Libertad de crítica y perfectibilidad
Emilio Martínez Cardona
Una diferencia fundamental entre los diversos sistemas
políticos, sociales y económicos es la capacidad de auto-corrección ante los
errores u horrores generados por su funcionamiento.
En aquellos donde imperan élites portadoras de una
ortodoxia ideológica esta corrección se torna difícil, dada la autosuficiencia
de esas oligarquías decisionales, para las cuales la preservación del relato
fundante de su poder es más importante que el contacto con la realidad. De ahí
que repriman toda crítica emanada desde fuera del establishment e incluso de
los disidentes surgidos al interior de él.
El resultado es que estos sistemas refractarios a la
crítica tienden a profundizar sus errores, que al agravarse impulsan a su vez a
una espiral represiva de todo pensamiento independiente.
Esta lógica perversa es muy visible en regímenes
socialistas de orientación autoritaria, donde las tesis centrales de
interpretación y manejo de la economía están radicalmente erradas, conllevando
de manera inequívoca a un caos creciente que las élites dirigistas sólo pueden
atribuir a floridas ficciones conspirativas.
Así, el enemigo externo o sus “agentes” internos se
vuelven piezas indispensables a la hora de apuntalar un discurso
seudocientífico, apenas sostenible a través de una fe obligatoria que niega
todas las experiencias demostrativas de su fracaso.
Muy distinto es el funcionamiento de las democracias
liberales (aunque esta expresión sea en rigor un pleonasmo, ya que sólo son
democracias las liberales, mientras que aquellas que llevan los apelativos de
“populares” o “comunitarias” se han revelado siempre como máscaras de una
tiranía).
En éstas la libertad de crítica es un engranaje
insustituible del sistema político, que se concibe permanentemente perfectible
o reformable. Más allá de las iras eventuales del gobernante de turno ante
molestas interpelaciones, lo cierto es que una institucionalidad democrática
fuerte no sólo tolera los cuestionamientos, sino que los incorpora a la
información necesaria para la toma de decisiones y, en caso de llegar a cierta
“masa crítica”, cambia el rumbo de las políticas de Estado.

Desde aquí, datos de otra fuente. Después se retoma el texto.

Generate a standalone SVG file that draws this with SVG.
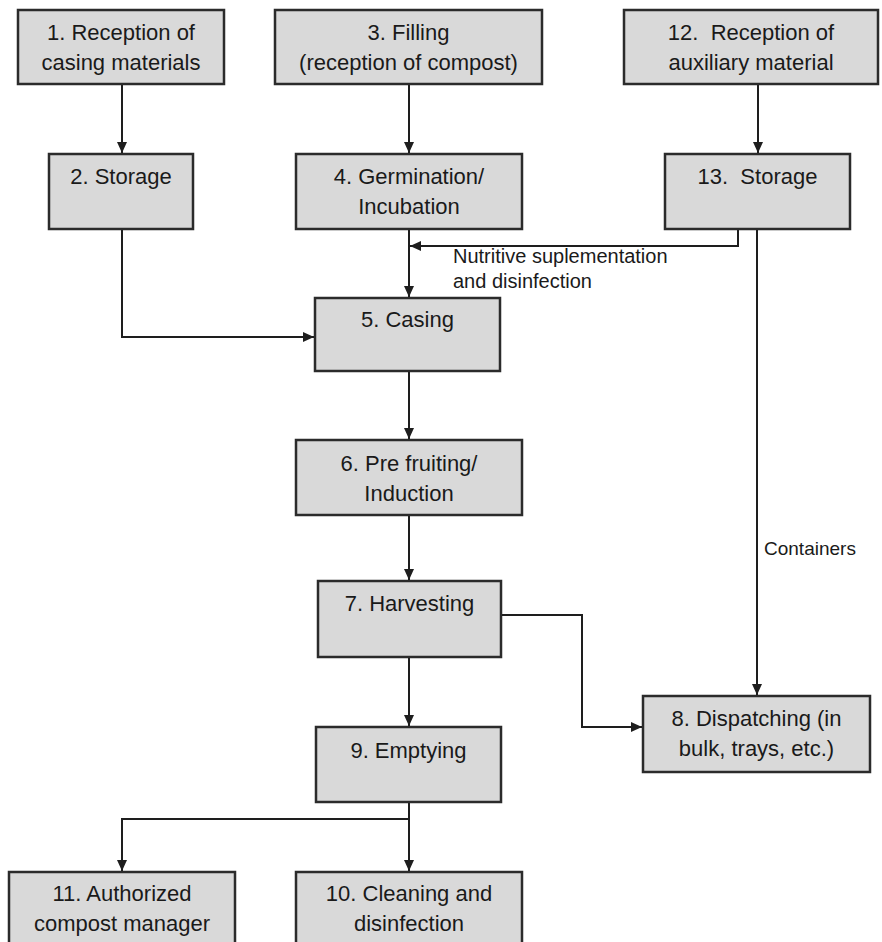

Los autoritarios suelen denostar a la democracia liberal
calificándola de “corrupta”, por los múltiples escándalos que acostumbra
ventilar la prensa. Aquí el error estriba en considerar vicio lo que en
realidad es virtud: la transparencia, contrapuesta a la opacidad despótica que
oculta los abusos detrás de la censura o de maquinarias judiciales cooptadas.
Precisamente, la disyuntiva transparencia/opacidad puede
constituirse en uno de los ejes principales del debate político en el siglo
XXI, donde los escenarios emergentes creados por las Tecnologías de la
Comunicación e Información (TICs) apuntan a confrontaciones entre
ciber-totalitarios y tecno-libertarios.
En nuestra coyuntura nacional, los primeros son aquellos
que propugnan “guerras contra las redes sociales”, muchas veces teledirigidos
desde el poder, mientras que los segundos representan un nuevo ejercicio de la
ciudadanía, refundando esa libertad de crítica indispensable para la
auto-corrección pacífica de una sociedad abierta.